** begin **

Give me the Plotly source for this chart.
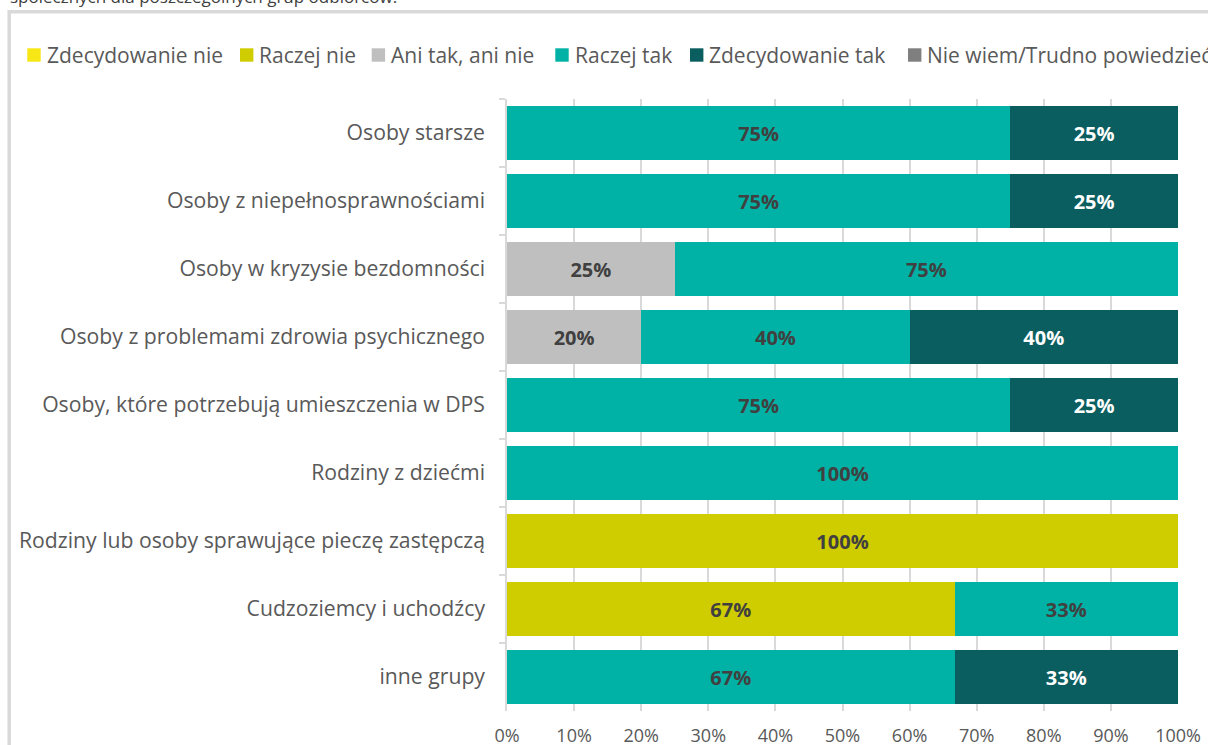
import plotly.graph_objects as go

categories = [
    "Osoby starsze",
    "Osoby z niepełnosprawnościami",
    "Osoby w kryzysie bezdomności",
    "Osoby z problemami zdrowia psychicznego",
    "Osoby, które potrzebują umieszczenia w DPS",
    "Rodziny z dziećmi",
    "Rodziny lub osoby sprawujące pieczę zastępczą",
    "Cudzoziemcy i uchodźcy",
    "inne grupy",
]

series_names = [
    "Zdecydowanie nie",
    "Raczej nie",
    "Ani tak, ani nie",
    "Raczej tak",
    "Zdecydowanie tak",
    "Nie wiem/Trudno powiedzieć",
]

zdecydowanie_nie = [0, 0, 0, 0, 0, 0, 0, 0, 0]
raczej_nie = [0, 0, 0, 0, 0, 0, 100, 66.7, 0]
ani_tak_ani_nie = [0, 0, 25, 20, 0, 0, 0, 0, 0]
raczej_tak = [75, 75, 75, 40, 75, 100, 0, 33.3, 66.7]
zdecydowanie_tak = [25, 25, 0, 40, 25, 0, 0, 0, 33.3]
nie_wiem = [0, 0, 0, 0, 0, 0, 0, 0, 0]

x_ticks = [0, 10, 20, 30, 40, 50, 60, 70, 80, 90, 100]

series_values = [zdecydowanie_nie, raczej_nie, ani_tak_ani_nie,
                 raczej_tak, zdecydowanie_tak, nie_wiem]
colors = ["#f7e714", "#cfcd00", "#bfbfbf", "#00b2a5", "#0b5e60", "#7f7f7f"]
label_colors = ["#404040", "#404040", "#404040", "#404040", "#ffffff", "#ffffff"]

FONT = "Open Sans"
W, H = 1208, 745
ML, MR, MT, MB = 507, 30, 99, 34
PW, PH = W - ML - MR, H - MT - MB

# legend key positions (left edge of each colour square, in px)
legend_key_left = [27.3, 240, 371.7, 555.3, 690, 908]
LEGEND_KEY = 13.4
LEGEND_CY = 55


def px_x(px):
    return (px - ML) / PW


def px_y(py):
    return (H - MB - py) / PH


fig = go.Figure()
for name, vals, col, lcol in zip(series_names, series_values, colors, label_colors):
    texts = [f"{v:.0f}%" if v > 0 else "" for v in vals]
    fig.add_trace(go.Bar(
        y=categories,
        x=vals,
        name=name,
        orientation="h",
        marker=dict(color=col, line=dict(width=0)),
        text=texts,
        textposition="inside",
        insidetextanchor="middle",
        textangle=0,
        constraintext="none",
        textfont=dict(family=FONT, size=20, color=lcol, weight="bold"),
        hoverinfo="skip",
        showlegend=False,
    ))

fig.update_layout(
    width=W,
    height=H,
    margin=dict(l=ML, r=MR, t=MT, b=MB, pad=0, autoexpand=False),
    barmode="stack",
    bargap=0.22,
    plot_bgcolor="white",
    paper_bgcolor="white",
    font=dict(family=FONT, size=21, color="#595959"),
    showlegend=False,
    xaxis=dict(
        range=[0, 100],
        tickvals=x_ticks,
        ticktext=[f"{t}%" for t in x_ticks],
        showgrid=True,
        gridcolor="#d9d9d9",
        gridwidth=1.5,
        zeroline=False,
        showline=False,
        ticks="",
        ticklabelstandoff=12,
        automargin=False,
        tickfont=dict(family=FONT, size=18, color="#595959"),
        fixedrange=True,
    ),
    yaxis=dict(
        categoryorder="array",
        categoryarray=categories,
        autorange="reversed",
        showgrid=False,
        showline=True,
        linecolor="#d9d9d9",
        linewidth=1.5,
        ticks="outside",
        tickson="boundaries",
        ticklen=6,
        tickcolor="#d9d9d9",
        tickwidth=1.5,
        ticklabelstandoff=16,
        automargin=False,
        tickfont=dict(family=FONT, size=21.2, color="#595959"),
        fixedrange=True,
    ),
)

# light grey frame around the chart area
fig.add_shape(
    type="rect", xref="paper", yref="paper",
    x0=px_x(9.2), x1=px_x(1260), y0=px_y(800), y1=px_y(11.7),
    line=dict(color="#d9d9d9", width=3.5), fillcolor="rgba(0,0,0,0)",
    layer="below",
)

# legend row: colour keys with series names
for name, col, left in zip(series_names, colors, legend_key_left):
    fig.add_shape(
        type="rect", xref="paper", yref="paper",
        x0=px_x(left), x1=px_x(left + LEGEND_KEY),
        y0=px_y(LEGEND_CY + LEGEND_KEY / 2), y1=px_y(LEGEND_CY - LEGEND_KEY / 2),
        line=dict(width=0), fillcolor=col,
    )
    fig.add_annotation(
        xref="paper", yref="paper",
        x=px_x(left + LEGEND_KEY + 5), y=px_y(LEGEND_CY),
        xanchor="left", yanchor="middle",
        text=name, showarrow=False, borderpad=0,
        font=dict(family=FONT, size=21, color="#595959"),
    )

# running text line above the chart frame
fig.add_annotation(
    xref="paper", yref="paper",
    x=px_x(8), y=px_y(10),
    xanchor="left", yanchor="bottom",
    text="społecznych dla poszczególnych grup odbiorców.",
    showarrow=False,
    font=dict(family=FONT, size=17, color="#404040"),
)

fig.write_html("out.html")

** end **

PROBLEM REQUIREMENTS:
Omit every picture while copying the listing above exactly.

FINISHED ANSWER:
Give me the Plotly source for this chart.
import plotly.graph_objects as go

categories = [
    "Osoby starsze",
    "Osoby z niepełnosprawnościami",
    "Osoby w kryzysie bezdomności",
    "Osoby z problemami zdrowia psychicznego",
    "Osoby, które potrzebują umieszczenia w DPS",
    "Rodziny z dziećmi",
    "Rodziny lub osoby sprawujące pieczę zastępczą",
    "Cudzoziemcy i uchodźcy",
    "inne grupy",
]

series_names = [
    "Zdecydowanie nie",
    "Raczej nie",
    "Ani tak, ani nie",
    "Raczej tak",
    "Zdecydowanie tak",
    "Nie wiem/Trudno powiedzieć",
]

zdecydowanie_nie = [0, 0, 0, 0, 0, 0, 0, 0, 0]
raczej_nie = [0, 0, 0, 0, 0, 0, 100, 66.7, 0]
ani_tak_ani_nie = [0, 0, 25, 20, 0, 0, 0, 0, 0]
raczej_tak = [75, 75, 75, 40, 75, 100, 0, 33.3, 66.7]
zdecydowanie_tak = [25, 25, 0, 40, 25, 0, 0, 0, 33.3]
nie_wiem = [0, 0, 0, 0, 0, 0, 0, 0, 0]

x_ticks = [0, 10, 20, 30, 40, 50, 60, 70, 80, 90, 100]

series_values = [zdecydowanie_nie, raczej_nie, ani_tak_ani_nie,
                 raczej_tak, zdecydowanie_tak, nie_wiem]
colors = ["#f7e714", "#cfcd00", "#bfbfbf", "#00b2a5", "#0b5e60", "#7f7f7f"]
label_colors = ["#404040", "#404040", "#404040", "#404040", "#ffffff", "#ffffff"]

FONT = "Open Sans"
W, H = 1208, 745
ML, MR, MT, MB = 507, 30, 99, 34
PW, PH = W - ML - MR, H - MT - MB

# legend key positions (left edge of each colour square, in px)
legend_key_left = [27.3, 240, 371.7, 555.3, 690, 908]
LEGEND_KEY = 13.4
LEGEND_CY = 55


def px_x(px):
    return (px - ML) / PW


def px_y(py):
    return (H - MB - py) / PH


fig = go.Figure()
for name, vals, col, lcol in zip(series_names, series_values, colors, label_colors):
    texts = [f"{v:.0f}%" if v > 0 else "" for v in vals]
    fig.add_trace(go.Bar(
        y=categories,
        x=vals,
        name=name,
        orientation="h",
        marker=dict(color=col, line=dict(width=0)),
        text=texts,
        textposition="inside",
        insidetextanchor="middle",
        textangle=0,
        constraintext="none",
        textfont=dict(family=FONT, size=20, color=lcol, weight="bold"),
        hoverinfo="skip",
        showlegend=False,
    ))

fig.update_layout(
    width=W,
    height=H,
    margin=dict(l=ML, r=MR, t=MT, b=MB, pad=0, autoexpand=False),
    barmode="stack",
    bargap=0.22,
    plot_bgcolor="white",
    paper_bgcolor="white",
    font=dict(family=FONT, size=21, color="#595959"),
    showlegend=False,
    xaxis=dict(
        range=[0, 100],
        tickvals=x_ticks,
        ticktext=[f"{t}%" for t in x_ticks],
        showgrid=True,
        gridcolor="#d9d9d9",
        gridwidth=1.5,
        zeroline=False,
        showline=False,
        ticks="",
        ticklabelstandoff=12,
        automargin=False,
        tickfont=dict(family=FONT, size=18, color="#595959"),
        fixedrange=True,
    ),
    yaxis=dict(
        categoryorder="array",
        categoryarray=categories,
        autorange="reversed",
        showgrid=False,
        showline=True,
        linecolor="#d9d9d9",
        linewidth=1.5,
        ticks="outside",
        tickson="boundaries",
        ticklen=6,
        tickcolor="#d9d9d9",
        tickwidth=1.5,
        ticklabelstandoff=16,
        automargin=False,
        tickfont=dict(family=FONT, size=21.2, color="#595959"),
        fixedrange=True,
    ),
)

# light grey frame around the chart area
fig.add_shape(
    type="rect", xref="paper", yref="paper",
    x0=px_x(9.2), x1=px_x(1260), y0=px_y(800), y1=px_y(11.7),
    line=dict(color="#d9d9d9", width=3.5), fillcolor="rgba(0,0,0,0)",
    layer="below",
)

# legend row: colour keys with series names
for name, col, left in zip(series_names, colors, legend_key_left):
    fig.add_shape(
        type="rect", xref="paper", yref="paper",
        x0=px_x(left), x1=px_x(left + LEGEND_KEY),
        y0=px_y(LEGEND_CY + LEGEND_KEY / 2), y1=px_y(LEGEND_CY - LEGEND_KEY / 2),
        line=dict(width=0), fillcolor=col,
    )
    fig.add_annotation(
        xref="paper", yref="paper",
        x=px_x(left + LEGEND_KEY + 5), y=px_y(LEGEND_CY),
        xanchor="left", yanchor="middle",
        text=name, showarrow=False, borderpad=0,
        font=dict(family=FONT, size=21, color="#595959"),
    )

# running text line above the chart frame
fig.add_annotation(
    xref="paper", yref="paper",
    x=px_x(8), y=px_y(10),
    xanchor="left", yanchor="bottom",
    text="społecznych dla poszczególnych grup odbiorców.",
    showarrow=False,
    font=dict(family=FONT, size=17, color="#404040"),
)

fig.write_html("out.html")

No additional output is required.